Падаю на пол у кровати, прислоняюсь к тумбочке. Она больно впивается в спину, но у меня нет сил пересесть. В горле саднит от визга. И какой в этом смысл, спрашивается? Чего я добилась? Все это не приблизило меня к Мии ни на сантиметр. Она неизвестно где — без меня. Скучает ли она по мне? Заметила ли, что меня рядом нет?
Оглядываюсь кругом: надо хоть как-то отвлечься от себя самой, так мне тошно в собственной шкуре. Комната набита всяким мальчишечьим барахлом — постеры, горы старой одежды, разбросанные кроссовки. На полу под кроватью что-то валяется — книжка, наверное. Порнуха, наверное, — что еще держат мальчишки под кроватью? Подтаскиваю книжку по ковру к себе — и по спине у меня пробегает холодок. Это не книга и не журнал, это записная книжка. Та самая записная книжка, которую я видела у Адама в руках в первый день в школе.
Беру ее и кладу на ладонь, другой рукой стряхиваю пыль и мусор с обложки.
Да, это его записная книжка, а не моя.
Да, она не предназначена для посторонних глаз.
Да, мне нельзя туда заглядывать.
Открываю.
Ну и почерк у него. Буквы жмутся друг к дружке, строчки задираются вправо. Страницы в линейку, но Адам расчертил их еще и вертикальными линиями, сделал таблицы и внес туда имена, числа, описания и еще какие-то числа. Кучу страниц исчирикал.
Прочитываю одну из них.
«Джуниор, 4/09/2026, в школе, насильственная, нож, запах крови, тошнота, 6/12/2026».

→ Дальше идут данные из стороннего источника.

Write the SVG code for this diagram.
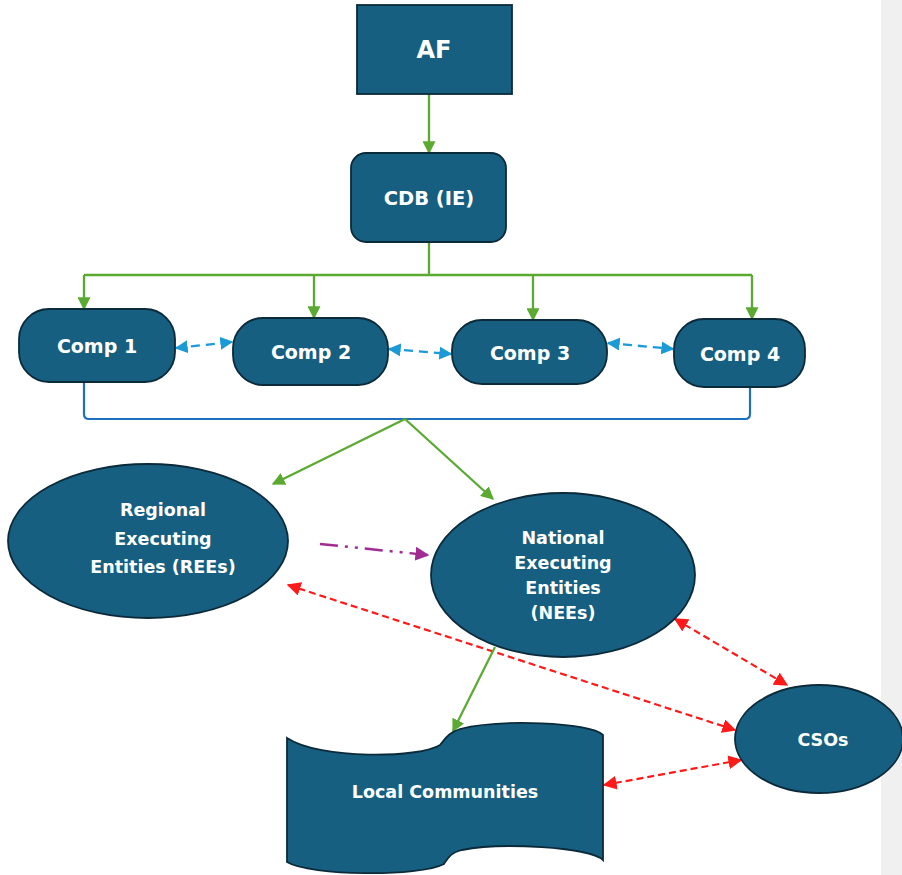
<svg xmlns="http://www.w3.org/2000/svg" width="902" height="875" viewBox="0 0 902 875">
<style>
.n{fill:#175f80;stroke:#0b2a3a;stroke-width:1.8}
.t{fill:#ffffff;font-family:"DejaVu Sans",Verdana,sans-serif;font-weight:bold;text-anchor:middle;dominant-baseline:central}
.g{stroke:#5aaa32;stroke-width:2.3;fill:none}
.b{stroke:#1a9ad6;stroke-width:2.3;fill:none;stroke-dasharray:9 6}
.r{stroke:#ff1a1a;stroke-width:2.2;fill:none;stroke-dasharray:7 4}
</style>
<defs>
<marker id="ag" viewBox="0 0 10 10" refX="9" refY="5" markerWidth="13" markerHeight="13" markerUnits="userSpaceOnUse" orient="auto-start-reverse"><path d="M0,0 L10,5 L0,10 Z" fill="#5aaa32"/></marker>
<marker id="ab" viewBox="0 0 10 10" refX="9" refY="5" markerWidth="13" markerHeight="13" markerUnits="userSpaceOnUse" orient="auto-start-reverse"><path d="M0,0 L10,5 L0,10 Z" fill="#1a9ad6"/></marker>
<marker id="ar" viewBox="0 0 10 10" refX="9" refY="5" markerWidth="14" markerHeight="14" markerUnits="userSpaceOnUse" orient="auto-start-reverse"><path d="M0,0 L10,5 L0,10 Z" fill="#ff1a1a"/></marker>
<marker id="ap" viewBox="0 0 10 10" refX="9" refY="5" markerWidth="14" markerHeight="14" markerUnits="userSpaceOnUse" orient="auto"><path d="M0,0 L10,5 L0,10 Z" fill="#a02b93"/></marker>
</defs>
<rect x="881" y="0" width="21" height="875" fill="#f0f0f0"/>

<g id="connectors">
<line class="g" x1="429" y1="94" x2="429" y2="153" marker-end="url(#ag)"/>
<path class="g" d="M429,242 V275 M84,275 H752"/>
<line class="g" x1="84" y1="275" x2="84" y2="309" marker-end="url(#ag)"/>
<line class="g" x1="314" y1="275" x2="314" y2="318" marker-end="url(#ag)"/>
<line class="g" x1="533" y1="275" x2="533" y2="320" marker-end="url(#ag)"/>
<line class="g" x1="752" y1="275" x2="752" y2="319" marker-end="url(#ag)"/>
<line class="b" x1="176" y1="348" x2="232" y2="342" marker-start="url(#ab)" marker-end="url(#ab)"/>
<line class="b" x1="389" y1="349" x2="451" y2="354" marker-start="url(#ab)" marker-end="url(#ab)"/>
<line class="b" x1="608" y1="343" x2="673" y2="349" marker-start="url(#ab)" marker-end="url(#ab)"/>
<path d="M84,382 V414 Q84,419 89,419 H745 Q750,419 750,414 V387" fill="none" stroke="#1f6fc0" stroke-width="2.2"/>
<line class="g" x1="405" y1="419" x2="273" y2="484" marker-end="url(#ag)"/>
<line class="g" x1="405" y1="419" x2="493" y2="499" marker-end="url(#ag)"/>
<line x1="320" y1="544" x2="428" y2="555" stroke="#a02b93" stroke-width="2.5" stroke-dasharray="18 7 3 7 3 7" marker-end="url(#ap)"/>
<line class="r" x1="288" y1="585" x2="735" y2="730" marker-start="url(#ar)" marker-end="url(#ar)"/>
<line class="r" x1="675" y1="619" x2="787" y2="685" marker-start="url(#ar)" marker-end="url(#ar)"/>
<line class="r" x1="604" y1="785" x2="741" y2="760" marker-start="url(#ar)" marker-end="url(#ar)"/>
<line class="g" x1="495" y1="647" x2="453" y2="731" marker-end="url(#ag)"/>
</g>

<g id="af"><rect class="n" x="357" y="5" width="155" height="89"/><text class="t" x="434" y="50" font-size="24">AF</text></g>
<g id="cdb"><rect class="n" x="351" y="153" width="155" height="89" rx="15"/><text class="t" x="429" y="198" font-size="19.5">CDB (IE)</text></g>
<g id="comp1"><rect class="n" x="19" y="309" width="156" height="73" rx="30"/><text class="t" x="97" y="346" font-size="19">Comp 1</text></g>
<g id="comp2"><rect class="n" x="233" y="318" width="155" height="67" rx="30"/><text class="t" x="311" y="352" font-size="19">Comp 2</text></g>
<g id="comp3"><rect class="n" x="452" y="320" width="155" height="64" rx="30"/><text class="t" x="530" y="353" font-size="19">Comp 3</text></g>
<g id="comp4"><rect class="n" x="674" y="319" width="131" height="68" rx="30"/><text class="t" x="740" y="354" font-size="19">Comp 4</text></g>
<g id="rees"><ellipse class="n" cx="148" cy="541" rx="140" ry="77"/>
<text class="t" font-size="17.5"><tspan x="163" y="510">Regional</tspan><tspan x="163" y="539">Executing</tspan><tspan x="163" y="567">Entities (REEs)</tspan></text></g>
<g id="nees"><ellipse class="n" cx="563" cy="575" rx="132" ry="82"/>
<text class="t" font-size="17.5"><tspan x="563" y="538">National</tspan><tspan x="563" y="563">Executing</tspan><tspan x="563" y="588">Entities</tspan><tspan x="563" y="613">(NEEs)</tspan></text></g>
<g id="csos"><ellipse class="n" cx="819" cy="739" rx="84" ry="54"/><text class="t" x="823" y="740" font-size="17.5">CSOs</text></g>
<g id="local"><path class="n" d="M287,738 C320,760 420,758 440,745 C446,738 448,733 460,729 C500,719 590,722 603,735 L603,860 C590,847 500,842 462,850 C450,853 448,858 444,864 C420,877 310,876 287,862 Z"/>
<text class="t" x="445" y="792" font-size="17.5">Local Communities</text></g>
</svg>
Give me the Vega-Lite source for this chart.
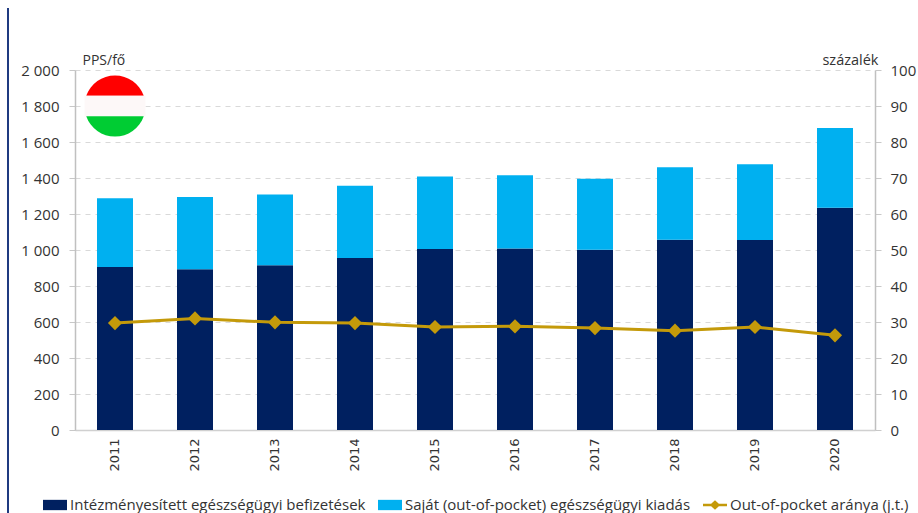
{"$schema":"https://vega.github.io/schema/vega-lite/v6.json","width":800,"height":360,"autosize":"none","padding":{"left":75,"top":70,"right":43,"bottom":83},"background":"white","config":{"view":{"stroke":null},"font":"Open Sans"},"datasets":{"bars":[{"year":"2011","series":"Intézményesített egészségügyi befizetések","value":905},{"year":"2012","series":"Intézményesített egészségügyi befizetések","value":893},{"year":"2013","series":"Intézményesített egészségügyi befizetések","value":915},{"year":"2014","series":"Intézményesített egészségügyi befizetések","value":955},{"year":"2015","series":"Intézményesített egészségügyi befizetések","value":1005},{"year":"2016","series":"Intézményesített egészségügyi befizetések","value":1008},{"year":"2017","series":"Intézményesített egészségügyi befizetések","value":1002},{"year":"2018","series":"Intézményesített egészségügyi befizetések","value":1057},{"year":"2019","series":"Intézményesített egészségügyi befizetések","value":1055},{"year":"2020","series":"Intézményesített egészségügyi befizetések","value":1235},{"year":"2011","series":"Saját (out-of-pocket) egészségügyi kiadás","value":383},{"year":"2012","series":"Saját (out-of-pocket) egészségügyi kiadás","value":402},{"year":"2013","series":"Saját (out-of-pocket) egészségügyi kiadás","value":393},{"year":"2014","series":"Saját (out-of-pocket) egészségügyi kiadás","value":402},{"year":"2015","series":"Saját (out-of-pocket) egészségügyi kiadás","value":403},{"year":"2016","series":"Saját (out-of-pocket) egészségügyi kiadás","value":407},{"year":"2017","series":"Saját (out-of-pocket) egészségügyi kiadás","value":394},{"year":"2018","series":"Saját (out-of-pocket) egészségügyi kiadás","value":403},{"year":"2019","series":"Saját (out-of-pocket) egészségügyi kiadás","value":422},{"year":"2020","series":"Saját (out-of-pocket) egészségügyi kiadás","value":443}],"ratio":[{"year":"2011","series":"Out-of-pocket aránya (j.t.)","ratio":29.7},{"year":"2012","series":"Out-of-pocket aránya (j.t.)","ratio":31},{"year":"2013","series":"Out-of-pocket aránya (j.t.)","ratio":29.9},{"year":"2014","series":"Out-of-pocket aránya (j.t.)","ratio":29.7},{"year":"2015","series":"Out-of-pocket aránya (j.t.)","ratio":28.6},{"year":"2016","series":"Out-of-pocket aránya (j.t.)","ratio":28.8},{"year":"2017","series":"Out-of-pocket aránya (j.t.)","ratio":28.3},{"year":"2018","series":"Out-of-pocket aránya (j.t.)","ratio":27.6},{"year":"2019","series":"Out-of-pocket aránya (j.t.)","ratio":28.6},{"year":"2020","series":"Out-of-pocket aránya (j.t.)","ratio":26.3}],"flag":[{"year":"2011","pos":1800}],"frame":[{"year":"2011","from":-461,"to":2344}]},"layer":[{"layer":[{"data":{"name":"bars"},"mark":{"type":"bar"},"encoding":{"x":{"field":"year","type":"nominal","scale":{"paddingInner":0.55,"paddingOuter":0.275},"axis":{"title":null,"labelAngle":270,"labelFont":"DejaVu Sans","labelFontSize":13,"labelColor":"#333333","labelPadding":8,"ticks":false,"domainColor":"#d0d0d0","domainWidth":1.5,"labelBaseline":"middle","labelAlign":"right"}},"y":{"field":"value","type":"quantitative","stack":"zero","scale":{"domain":[0,2000],"nice":false},"axis":{"title":"PPS/fő","titleAngle":0,"titleX":7,"titleY":-3,"titleAlign":"left","titleBaseline":"bottom","titleFontWeight":"normal","titleFontSize":14,"titleColor":"#333333","values":[0,200,400,600,800,1000,1200,1400,1600,1800,2000],"labelOverlap":false,"labelExpr":"replace(format(datum.value,','),',',' ')","labelFontSize":15,"labelColor":"#333333","labelPadding":10,"tickSize":6,"tickColor":"#c8c8c8","domainColor":"#c0c0c0","domainWidth":1.5,"grid":true,"gridColor":"#d9d9d9","gridDash":[5,5],"gridWidth":1.2}},"color":{"field":"series","type":"nominal","sort":null,"scale":{"domain":["Intézményesített egészségügyi befizetések","Saját (out-of-pocket) egészségügyi kiadás","Out-of-pocket aránya (j.t.)"],"range":["#002060","#00b0f0","#c49a0a"]},"legend":{"title":null,"orient":"none","legendX":-32,"legendY":423,"direction":"horizontal","columns":3,"columnPadding":12,"symbolSize":576,"symbolStrokeWidth":0,"labelFontSize":15,"labelColor":"#333333","labelOffset":3,"labelLimit":400,"padding":0}},"order":{"field":"series","sort":"ascending"}}},{"data":{"name":"frame"},"mark":{"type":"rule","color":"#1f3a80","strokeWidth":2,"xOffset":-107,"clip":false},"encoding":{"x":{"field":"year","type":"nominal"},"y":{"field":"from","type":"quantitative","axis":{"title":"PPS/fő","titleAngle":0,"titleX":7,"titleY":-3,"titleAlign":"left","titleBaseline":"bottom","titleFontWeight":"normal","titleFontSize":14,"titleColor":"#333333","values":[0,200,400,600,800,1000,1200,1400,1600,1800,2000],"labelOverlap":false,"labelExpr":"replace(format(datum.value,','),',',' ')","labelFontSize":15,"labelColor":"#333333","labelPadding":10,"tickSize":6,"tickColor":"#c8c8c8","domainColor":"#c0c0c0","domainWidth":1.5,"grid":true,"gridColor":"#d9d9d9","gridDash":[5,5],"gridWidth":1.2}},"y2":{"field":"to"}}},{"data":{"name":"flag"},"mark":{"type":"point","filled":true,"opacity":1,"size":3720,"strokeWidth":0,"color":"#ff0000","shape":"M-0.943,-0.333A1,1,0,0,1,0.943,-0.333Z"},"encoding":{"x":{"field":"year","type":"nominal"},"y":{"field":"pos","type":"quantitative","axis":{"title":"PPS/fő","titleAngle":0,"titleX":7,"titleY":-3,"titleAlign":"left","titleBaseline":"bottom","titleFontWeight":"normal","titleFontSize":14,"titleColor":"#333333","values":[0,200,400,600,800,1000,1200,1400,1600,1800,2000],"labelOverlap":false,"labelExpr":"replace(format(datum.value,','),',',' ')","labelFontSize":15,"labelColor":"#333333","labelPadding":10,"tickSize":6,"tickColor":"#c8c8c8","domainColor":"#c0c0c0","domainWidth":1.5,"grid":true,"gridColor":"#d9d9d9","gridDash":[5,5],"gridWidth":1.2}}}},{"data":{"name":"flag"},"mark":{"type":"point","filled":true,"opacity":1,"size":3720,"strokeWidth":0,"color":"#fdf8f8","shape":"M-1,-0.333H1V0.333H-1Z"},"encoding":{"x":{"field":"year","type":"nominal"},"y":{"field":"pos","type":"quantitative","axis":{"title":"PPS/fő","titleAngle":0,"titleX":7,"titleY":-3,"titleAlign":"left","titleBaseline":"bottom","titleFontWeight":"normal","titleFontSize":14,"titleColor":"#333333","values":[0,200,400,600,800,1000,1200,1400,1600,1800,2000],"labelOverlap":false,"labelExpr":"replace(format(datum.value,','),',',' ')","labelFontSize":15,"labelColor":"#333333","labelPadding":10,"tickSize":6,"tickColor":"#c8c8c8","domainColor":"#c0c0c0","domainWidth":1.5,"grid":true,"gridColor":"#d9d9d9","gridDash":[5,5],"gridWidth":1.2}}}},{"data":{"name":"flag"},"mark":{"type":"point","filled":true,"opacity":1,"size":3720,"strokeWidth":0,"color":"#00cc33","shape":"M-0.943,0.333H0.943A1,1,0,0,1,-0.943,0.333Z"},"encoding":{"x":{"field":"year","type":"nominal"},"y":{"field":"pos","type":"quantitative","axis":{"title":"PPS/fő","titleAngle":0,"titleX":7,"titleY":-3,"titleAlign":"left","titleBaseline":"bottom","titleFontWeight":"normal","titleFontSize":14,"titleColor":"#333333","values":[0,200,400,600,800,1000,1200,1400,1600,1800,2000],"labelOverlap":false,"labelExpr":"replace(format(datum.value,','),',',' ')","labelFontSize":15,"labelColor":"#333333","labelPadding":10,"tickSize":6,"tickColor":"#c8c8c8","domainColor":"#c0c0c0","domainWidth":1.5,"grid":true,"gridColor":"#d9d9d9","gridDash":[5,5],"gridWidth":1.2}}}}]},{"layer":[{"data":{"name":"ratio"},"mark":{"type":"line","strokeWidth":3,"color":"#c49a0a"},"encoding":{"x":{"field":"year","type":"nominal"},"y":{"field":"ratio","type":"quantitative","scale":{"domain":[0,100],"nice":false},"axis":{"orient":"right","title":"százalék","titleAngle":0,"titleX":3,"titleY":-3,"titleAlign":"right","titleBaseline":"bottom","titleFontWeight":"normal","titleFontSize":14.5,"titleColor":"#333333","values":[0,10,20,30,40,50,60,70,80,90,100],"labelOverlap":false,"labelFontSize":15,"labelColor":"#333333","labelPadding":9,"tickSize":6,"tickColor":"#c8c8c8","domainColor":"#c0c0c0","domainWidth":1.5,"grid":false}}}},{"data":{"name":"ratio"},"mark":{"type":"point","filled":true,"opacity":1,"shape":"diamond","size":200,"color":"#c49a0a"},"encoding":{"x":{"field":"year","type":"nominal"},"y":{"field":"ratio","type":"quantitative","axis":{"orient":"right","title":"százalék","titleAngle":0,"titleX":3,"titleY":-3,"titleAlign":"right","titleBaseline":"bottom","titleFontWeight":"normal","titleFontSize":14.5,"titleColor":"#333333","values":[0,10,20,30,40,50,60,70,80,90,100],"labelOverlap":false,"labelFontSize":15,"labelColor":"#333333","labelPadding":9,"tickSize":6,"tickColor":"#c8c8c8","domainColor":"#c0c0c0","domainWidth":1.5,"grid":false}}}},{"data":{"name":"ratio"},"transform":[{"filter":"datum.ratio > 100"}],"mark":{"type":"point","filled":true,"opacity":1},"encoding":{"x":{"field":"year","type":"nominal"},"y":{"field":"ratio","type":"quantitative","axis":{"orient":"right","title":"százalék","titleAngle":0,"titleX":3,"titleY":-3,"titleAlign":"right","titleBaseline":"bottom","titleFontWeight":"normal","titleFontSize":14.5,"titleColor":"#333333","values":[0,10,20,30,40,50,60,70,80,90,100],"labelOverlap":false,"labelFontSize":15,"labelColor":"#333333","labelPadding":9,"tickSize":6,"tickColor":"#c8c8c8","domainColor":"#c0c0c0","domainWidth":1.5,"grid":false}},"color":{"field":"series","type":"nominal","sort":null,"legend":{"title":null,"orient":"none","legendX":-32,"legendY":423,"direction":"horizontal","columns":3,"columnPadding":12,"symbolSize":576,"symbolStrokeWidth":0,"labelFontSize":15,"labelColor":"#333333","labelOffset":3,"labelLimit":400,"padding":0}},"shape":{"field":"series","type":"nominal","sort":null,"scale":{"domain":["Intézményesített egészségügyi befizetések","Saját (out-of-pocket) egészségügyi kiadás","Out-of-pocket aránya (j.t.)"],"range":["M-1,-0.43H1V0.43H-1Z","M-1,-0.43H1V0.43H-1Z","M-1,-0.1H-0.32L0,-0.4L0.32,-0.1H1V0.1H0.32L0,0.4L-0.32,0.1H-1Z"]},"legend":{"title":null,"orient":"none","legendX":-32,"legendY":423,"direction":"horizontal","columns":3,"columnPadding":12,"symbolSize":576,"symbolStrokeWidth":0,"labelFontSize":15,"labelColor":"#333333","labelOffset":3,"labelLimit":400,"padding":0}}}}]}],"resolve":{"scale":{"y":"independent"}}}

Джуниор. За него Адама и арестовали. Адам записал дату его смерти в эту книжку четвертого сентября, за три месяца до того, как Джуниор погиб.
Это настоящая бомба. Я не знаю, убивал его Адам или нет, честно не знаю, но за это его точно посадят.
Переворачиваю страницу — и ахаю, прочитав имя в левой колонке.
«Сара».
Не могу я так. Осталось всего два дня, а я сижу в камере. В глубине души я понимаю — плохо дело, убийство Джуниора железно повесят на меня. Как же иначе? Я записал дату его смерти — в наладонник, в папин комп, в записную книжку. Она там. Я не могу это отрицать — а как убедить хоть кого-нибудь, что, хотя я знал заранее, когда Джуниор умрет, я этого не планировал? Кто мне поверит?
Я знал, что до меня доберутся, но не ожидал, что уже сейчас. Думал, успею побыть с бабулей, с Сарой, найти Мию, увезти их в безопасное место. Такое чувство, будто я их бросил. Оставил одних.
Полицейские говорят, мое дело отправят в суд завтра и скорее всего власти постановят держать меня под арестом до слушания. Сколько придется ждать, один Бог знает.
А еще люди в костюмах тут как тут. Не успели меня замести, как в комнату для допросов явились те двое — жирный и рыжий.
— То, что ты вытворял на Гроувенор-сквер, — говорит Толстобрюх, — не самая умная затея. Видишь, какую панику устроили вы с «друзьями». Мы знаем, кто это — Сара Халлиган, Вэл Доусон, Нельсон Пикар. Мы знаем, где сейчас Сара и твоя бабушка, — в животе у меня холодеет, я начинаю психовать, — а Нельсон? Где он, Адам? Где Нельсон?
Мотаю головой.
— Не знаешь или не хочешь говорить? Ты влип по самые уши. Возможно, мы могли бы… помочь тебе.
Искра надежды. Вдруг это дорожка домой?
— Выпустить меня отсюда?
Теперь он мотает головой:
— Адам, тебя обвиняют в убийстве. Это обвинение не можем снять даже мы. Однако мы могли бы несколько облегчить положение — например, перевести тебя в больницу. Ты слышишь голоса, видишь числа, это у тебя семейное… Мама, то-се… Обеспечим тебе лечение.
Отвожу глаза.
— Скажи нам, где Нельсон, и все.
Блевать тянет от этих их слов, и за Нельсона страшно — во что я его втравил? Гляжу Толстобрюху прямо в глаза.
— Не скажу, — говорю. — Нельсон — настоящий герой. Он стоит десятерых таких, как вы. Он достучался до всех. Расшевелил народ. А вы все знали и ничего не делали. Ничего я не скажу, хоть ногти мне рвите.
Тут он ржет:
— Ну в нашей стране это не принято. — Пауза. — А жаль.
Переглядываются и улыбаются. Шуточки у них, однако. Вот бы стереть с их рож эти улыбочки. Шли бы они отсюда, а?
— Не понимаю, зачем вы тратите на меня время, — говорю я и гляжу им в глаза — сначала одному, потом другому. — Вам давно пора ноги уносить. Время поджимает.